June was the last blog post that I wrote this year, which might seem like I fell off the face of my own planet, but it's understandable why that was a breakpoint in 2023 for me.
June was so different than I could have imagined going into 2023. I spent ~3 weeks on the back side of June in Connecticut, house/cat-sitting for a friend.
Things I experienced:
- the idea of living on the east coast
- the idea of living in a small town
- being able to go for a wide variety of hikes
- solitude
- homesickness
- new art experimentation
- cats
The trip wasn't something I knew was on my horizon going into 2023. I had had this daydream during the pandemic that I could just pick up and go live anywhere for a while. My work was fully remote, so the world was legitimately my oyster.
The part where I got stuck and never took the leap is the fact that I'd be paying rent at home, and also at whatever romantic location I chose to relocate to temporarily.
So when I was asked by a friend if I wanted to stay in a beautiful location, rent-free, I jumped.
I drove out with my boyfriend and for a few days we explored and got used to the location.
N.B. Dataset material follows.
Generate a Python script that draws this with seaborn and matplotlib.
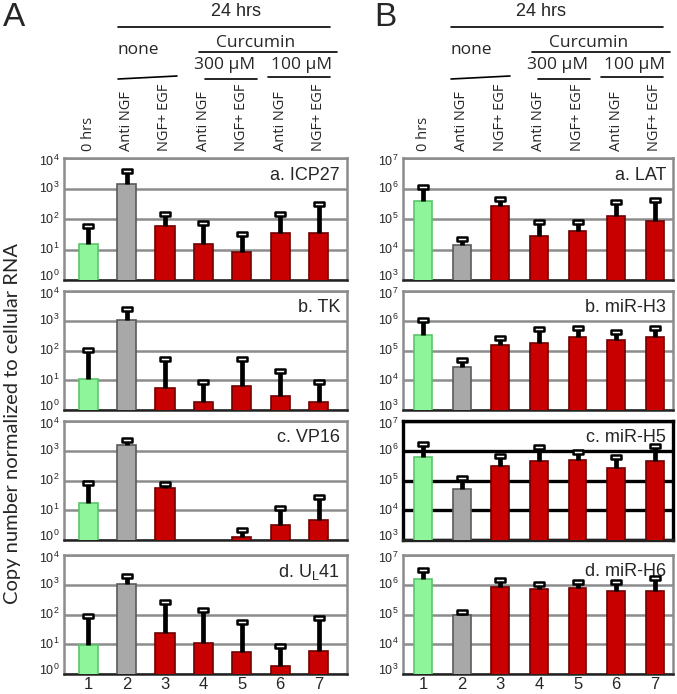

We took a long hike on the Appalachian Trail, which I feel like makes me sound very badass. We discovered what the local town had to offer - grocery store, bars, restaurants. Honestly, there wasn't much, but what it was was good. The house had a large yard and solid wi-fi.
I had this dreamy dream going into my stay that this would be the chapter in my life where my fiction writing was really going to take off. Without much around me, and no friends to distract me, I'd be able to spend hours, just focusing on writing. I'd had a "novel" novel project that I was scoping out and starting to write.
But plans like that never really seem to come to fruition. I wonder if I'll ever "get into" writing in a serious way. I'd like to, but who knows.
What I ended up focusing my creative energy on while I was there was creating a series of self portraits. Starting with a prompt from an online art group, the challenge is/was to look in the mirror, and without looking at your paper, draw a blind-contour self-portrait. Afterward, color it in, looking.
In August, I took a stab at creating electronic music on the computer. That's probably something I'll hack away at from time to time.(SoundCloud playlist.)
August also brought me back to art classes, taking a figure drawing class, learning about the human body and the muscles that make up its structure.
In September, I took a family trip to Greece and did some art, though I wish I'd done more.
In August and December, I brought back my love of Looney Tunes that started in March.
If I'm going to wrap of 2023 with a bow, I'll say that this year was actually a creative success. I did not stick to my "One Project Per Month" ambition, but by starting the year off in that headspace, I was able to propel my creativity forward and continue to create.
I need to figure out what kind of goals I want to set for myself in 2024. Not resolutions, but goals. I learned in 2023 that it's perfectly okay not to actually stick to those goals. Live throws you all sorts of obstacles, and emotions. Sometimes you just don't feel like doing a project each month. It can be exhausting. But setting that goal keeps the pilot light on.